O coordenador licenciado da Campanha Nacional pelo Direito à Educação, Daniel Cara, aponta um outro gargalo do programa. “Como muitos cursos credenciados no Fies são de baixa qualidade, muitas vezes o estudante sai da universidade e não consegue uma vaga no mercado de trabalho.” O Fies, afirma, não seria uma pauta correta diante da demanda educacional do País. “A sociedade brasileira valoriza a educação e tem que ter acesso a ela. Mas precisamos encontrar um equilíbrio e cobrar mais qualidade da educação superior”, diz o especialista, que defende a regulação da etapa. “É preciso mais critérios para credenciar as universidades privadas, auditorias constantes e uma reformulação do programa, para que não tenhamos tantas deficiências formativas.”.

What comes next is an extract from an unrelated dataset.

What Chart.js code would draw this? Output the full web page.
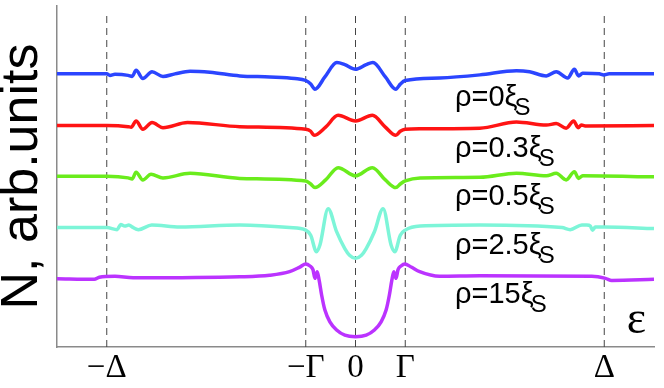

Também crítico ao programa, Amaral entende que o Fies deixou de atender à demanda educacional para ceder às pressões dos empresários do setor privado. Cerca de 75% das matrículas na educação superior, informa, são feitas em instituições privadas e somente 25% nas públicas. “Em 2016, o Fies gerou 2,4 milhões de matrículas, o que representa cerca de 40% dos matriculados no setor privado. O que eu quero dizer com isso? Que o governo só não acaba com o programa pela pressão dos empresários. Muitas instituições dependem do Fies para sobreviver.”
Além da reestruturação do programa de financiamento, Chico Alencar defende a discussão da ampliação das redes federais, estaduais e municipais de ensino, além de seus orçamentos, ainda mais prejudicados com a emenda do teto de gastos. “Só o MEC teve corte de recursos de 4,5 bilhões no ano passado.” O parlamentar defende a necessidade de uma “profunda reforma tributária, para acabar com a constante de que quem mais ganha menos paga”, e um maior protagonismo do Ministério da Educação, para que o Fies volte a ser “uma política pública educacional com controle social e não um mero mecanismo fiscal”.